Set exercise:
Take the lines from the top down to and including the one with "Account (% of" and repeat them exactly. Omit images.

---------- Source excerpt

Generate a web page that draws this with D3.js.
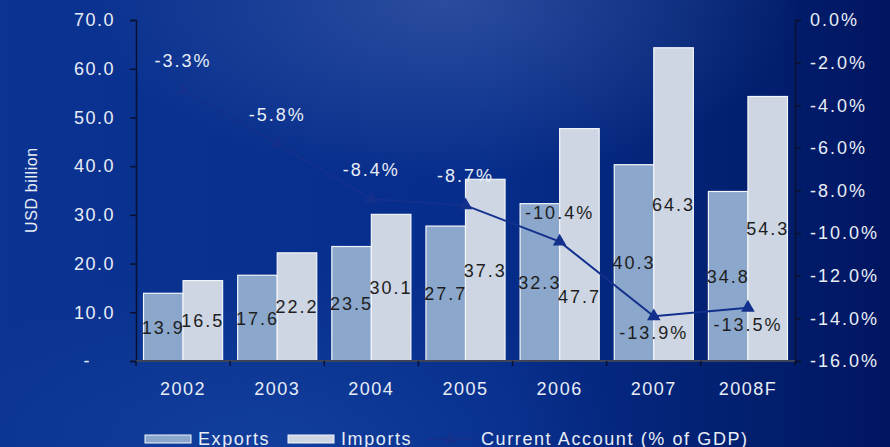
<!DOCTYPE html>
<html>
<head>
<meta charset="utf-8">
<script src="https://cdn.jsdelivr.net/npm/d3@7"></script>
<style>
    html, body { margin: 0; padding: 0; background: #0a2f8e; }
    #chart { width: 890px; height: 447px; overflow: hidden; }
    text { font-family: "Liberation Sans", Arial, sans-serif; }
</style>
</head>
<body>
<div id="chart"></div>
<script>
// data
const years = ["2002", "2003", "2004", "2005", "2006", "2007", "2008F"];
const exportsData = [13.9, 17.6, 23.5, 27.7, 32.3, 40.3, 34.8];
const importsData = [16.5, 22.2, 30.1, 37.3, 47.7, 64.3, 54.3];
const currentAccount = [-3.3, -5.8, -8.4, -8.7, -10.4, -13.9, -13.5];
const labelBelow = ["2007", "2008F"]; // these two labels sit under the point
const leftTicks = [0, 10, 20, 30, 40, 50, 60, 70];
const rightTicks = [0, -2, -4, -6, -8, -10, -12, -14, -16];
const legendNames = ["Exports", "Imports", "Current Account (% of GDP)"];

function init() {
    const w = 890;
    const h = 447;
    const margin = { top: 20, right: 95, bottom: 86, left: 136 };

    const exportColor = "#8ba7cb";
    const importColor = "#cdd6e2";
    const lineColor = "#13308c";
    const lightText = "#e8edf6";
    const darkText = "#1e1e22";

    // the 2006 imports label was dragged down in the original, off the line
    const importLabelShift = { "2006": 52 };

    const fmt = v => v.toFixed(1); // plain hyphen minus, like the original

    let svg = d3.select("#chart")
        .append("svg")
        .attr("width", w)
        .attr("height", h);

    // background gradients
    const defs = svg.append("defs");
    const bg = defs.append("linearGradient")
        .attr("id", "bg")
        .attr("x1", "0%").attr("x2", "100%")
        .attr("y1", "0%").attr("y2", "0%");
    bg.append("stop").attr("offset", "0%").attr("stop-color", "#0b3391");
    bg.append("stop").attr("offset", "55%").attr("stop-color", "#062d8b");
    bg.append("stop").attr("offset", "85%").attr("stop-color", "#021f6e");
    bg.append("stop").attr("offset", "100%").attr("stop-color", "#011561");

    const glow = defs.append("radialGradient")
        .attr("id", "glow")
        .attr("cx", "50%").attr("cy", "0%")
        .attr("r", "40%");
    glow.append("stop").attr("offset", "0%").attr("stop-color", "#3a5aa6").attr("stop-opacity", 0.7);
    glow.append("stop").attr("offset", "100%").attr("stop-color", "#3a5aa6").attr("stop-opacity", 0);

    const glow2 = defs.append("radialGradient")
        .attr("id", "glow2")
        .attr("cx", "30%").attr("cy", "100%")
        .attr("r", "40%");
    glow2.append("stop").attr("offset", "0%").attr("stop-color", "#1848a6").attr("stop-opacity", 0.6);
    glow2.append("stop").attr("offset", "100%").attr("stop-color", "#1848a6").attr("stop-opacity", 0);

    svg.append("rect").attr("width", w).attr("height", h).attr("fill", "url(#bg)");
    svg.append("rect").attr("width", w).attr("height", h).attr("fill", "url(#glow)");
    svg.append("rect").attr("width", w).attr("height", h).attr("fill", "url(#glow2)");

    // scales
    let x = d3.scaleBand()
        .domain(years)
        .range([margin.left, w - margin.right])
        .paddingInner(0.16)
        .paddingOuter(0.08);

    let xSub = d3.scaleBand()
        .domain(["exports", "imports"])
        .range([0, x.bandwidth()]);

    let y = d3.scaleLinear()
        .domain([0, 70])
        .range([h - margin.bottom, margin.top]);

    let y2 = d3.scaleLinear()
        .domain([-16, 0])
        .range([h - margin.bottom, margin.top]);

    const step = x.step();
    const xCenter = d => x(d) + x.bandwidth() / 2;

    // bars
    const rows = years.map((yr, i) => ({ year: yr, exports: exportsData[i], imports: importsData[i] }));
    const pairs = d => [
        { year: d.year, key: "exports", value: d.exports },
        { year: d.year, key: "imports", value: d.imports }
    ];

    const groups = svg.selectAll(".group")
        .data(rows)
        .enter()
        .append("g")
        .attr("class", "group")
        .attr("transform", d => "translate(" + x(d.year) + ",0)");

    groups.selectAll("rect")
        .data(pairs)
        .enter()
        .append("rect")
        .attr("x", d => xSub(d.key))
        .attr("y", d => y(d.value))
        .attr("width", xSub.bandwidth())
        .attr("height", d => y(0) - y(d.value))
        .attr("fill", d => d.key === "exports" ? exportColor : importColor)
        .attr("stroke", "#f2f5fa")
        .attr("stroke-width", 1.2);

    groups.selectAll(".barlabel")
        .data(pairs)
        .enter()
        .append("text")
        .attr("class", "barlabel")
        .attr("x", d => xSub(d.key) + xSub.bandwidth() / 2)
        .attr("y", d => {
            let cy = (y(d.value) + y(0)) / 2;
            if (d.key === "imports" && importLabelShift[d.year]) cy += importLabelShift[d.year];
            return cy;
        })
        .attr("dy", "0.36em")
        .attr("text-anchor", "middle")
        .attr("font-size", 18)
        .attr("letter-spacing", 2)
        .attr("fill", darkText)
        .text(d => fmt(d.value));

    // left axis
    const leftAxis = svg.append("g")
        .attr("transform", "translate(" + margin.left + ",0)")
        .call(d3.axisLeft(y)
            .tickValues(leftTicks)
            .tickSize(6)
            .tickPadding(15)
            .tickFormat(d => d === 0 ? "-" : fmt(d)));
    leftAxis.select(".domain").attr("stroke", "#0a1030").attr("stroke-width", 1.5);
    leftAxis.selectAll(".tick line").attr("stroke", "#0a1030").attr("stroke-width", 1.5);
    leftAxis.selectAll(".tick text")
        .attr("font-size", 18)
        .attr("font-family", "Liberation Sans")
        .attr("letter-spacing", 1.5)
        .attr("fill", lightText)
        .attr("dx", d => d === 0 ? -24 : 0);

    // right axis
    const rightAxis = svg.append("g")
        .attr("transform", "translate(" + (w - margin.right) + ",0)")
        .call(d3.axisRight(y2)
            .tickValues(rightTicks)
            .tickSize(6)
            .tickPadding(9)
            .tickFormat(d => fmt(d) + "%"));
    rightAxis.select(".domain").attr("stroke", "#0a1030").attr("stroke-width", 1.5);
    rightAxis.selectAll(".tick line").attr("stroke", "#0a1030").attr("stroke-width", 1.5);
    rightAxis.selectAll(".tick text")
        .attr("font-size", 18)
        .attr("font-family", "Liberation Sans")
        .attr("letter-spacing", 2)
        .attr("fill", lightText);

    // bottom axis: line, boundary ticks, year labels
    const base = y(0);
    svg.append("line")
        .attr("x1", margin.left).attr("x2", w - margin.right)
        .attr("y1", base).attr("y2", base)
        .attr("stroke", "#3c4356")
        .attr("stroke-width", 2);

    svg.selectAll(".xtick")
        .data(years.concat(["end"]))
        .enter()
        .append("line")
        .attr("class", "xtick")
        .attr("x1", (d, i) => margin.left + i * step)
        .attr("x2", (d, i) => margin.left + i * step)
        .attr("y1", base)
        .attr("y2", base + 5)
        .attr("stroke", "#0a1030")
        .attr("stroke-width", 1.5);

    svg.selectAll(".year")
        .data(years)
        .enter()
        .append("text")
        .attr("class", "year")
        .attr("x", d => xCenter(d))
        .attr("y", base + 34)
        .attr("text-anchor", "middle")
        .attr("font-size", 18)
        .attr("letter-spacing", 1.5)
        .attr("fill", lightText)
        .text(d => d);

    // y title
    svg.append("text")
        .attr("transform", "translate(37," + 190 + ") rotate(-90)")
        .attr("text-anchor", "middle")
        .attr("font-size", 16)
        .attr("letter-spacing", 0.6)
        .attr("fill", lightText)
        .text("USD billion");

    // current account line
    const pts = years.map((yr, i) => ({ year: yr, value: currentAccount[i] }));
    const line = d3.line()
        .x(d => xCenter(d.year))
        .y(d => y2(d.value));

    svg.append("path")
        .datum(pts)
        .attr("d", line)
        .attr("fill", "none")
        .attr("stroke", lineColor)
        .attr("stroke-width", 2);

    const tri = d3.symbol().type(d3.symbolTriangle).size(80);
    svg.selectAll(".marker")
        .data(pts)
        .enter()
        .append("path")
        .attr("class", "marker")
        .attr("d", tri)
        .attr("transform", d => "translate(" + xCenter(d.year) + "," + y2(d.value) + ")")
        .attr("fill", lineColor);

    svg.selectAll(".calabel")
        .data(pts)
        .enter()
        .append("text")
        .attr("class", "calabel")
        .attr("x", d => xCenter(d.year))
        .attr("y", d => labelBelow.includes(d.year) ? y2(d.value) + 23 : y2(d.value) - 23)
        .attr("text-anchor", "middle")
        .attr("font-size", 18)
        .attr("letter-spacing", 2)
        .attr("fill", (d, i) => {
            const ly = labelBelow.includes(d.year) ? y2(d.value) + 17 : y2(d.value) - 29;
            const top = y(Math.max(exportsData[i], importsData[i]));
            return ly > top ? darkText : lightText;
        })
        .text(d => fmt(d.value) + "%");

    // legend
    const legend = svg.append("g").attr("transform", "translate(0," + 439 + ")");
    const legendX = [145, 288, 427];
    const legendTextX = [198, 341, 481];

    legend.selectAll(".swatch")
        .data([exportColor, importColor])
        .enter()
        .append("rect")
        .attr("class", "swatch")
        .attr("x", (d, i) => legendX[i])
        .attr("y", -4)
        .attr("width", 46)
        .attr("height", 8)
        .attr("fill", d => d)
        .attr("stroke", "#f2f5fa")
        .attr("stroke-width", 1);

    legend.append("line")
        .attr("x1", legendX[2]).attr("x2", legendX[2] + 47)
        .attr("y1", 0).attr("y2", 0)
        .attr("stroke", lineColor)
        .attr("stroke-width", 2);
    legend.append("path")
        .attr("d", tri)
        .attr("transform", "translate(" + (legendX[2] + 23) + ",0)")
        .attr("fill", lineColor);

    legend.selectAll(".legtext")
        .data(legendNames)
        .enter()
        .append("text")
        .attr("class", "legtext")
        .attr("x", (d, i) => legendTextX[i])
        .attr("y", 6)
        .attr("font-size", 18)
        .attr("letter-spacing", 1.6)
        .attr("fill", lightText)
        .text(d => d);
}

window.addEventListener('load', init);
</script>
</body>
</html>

--------------------

Output of the exercise:
Generate a web page that draws this with D3.js.
<!DOCTYPE html>
<html>
<head>
<meta charset="utf-8">
<script src="https://cdn.jsdelivr.net/npm/d3@7"></script>
<style>
    html, body { margin: 0; padding: 0; background: #0a2f8e; }
    #chart { width: 890px; height: 447px; overflow: hidden; }
    text { font-family: "Liberation Sans", Arial, sans-serif; }
</style>
</head>
<body>
<div id="chart"></div>
<script>
// data
const years = ["2002", "2003", "2004", "2005", "2006", "2007", "2008F"];
const exportsData = [13.9, 17.6, 23.5, 27.7, 32.3, 40.3, 34.8];
const importsData = [16.5, 22.2, 30.1, 37.3, 47.7, 64.3, 54.3];
const currentAccount = [-3.3, -5.8, -8.4, -8.7, -10.4, -13.9, -13.5];
const labelBelow = ["2007", "2008F"]; // these two labels sit under the point
const leftTicks = [0, 10, 20, 30, 40, 50, 60, 70];
const rightTicks = [0, -2, -4, -6, -8, -10, -12, -14, -16];
const legendNames = ["Exports", "Imports", "Current Account (% of GDP)"];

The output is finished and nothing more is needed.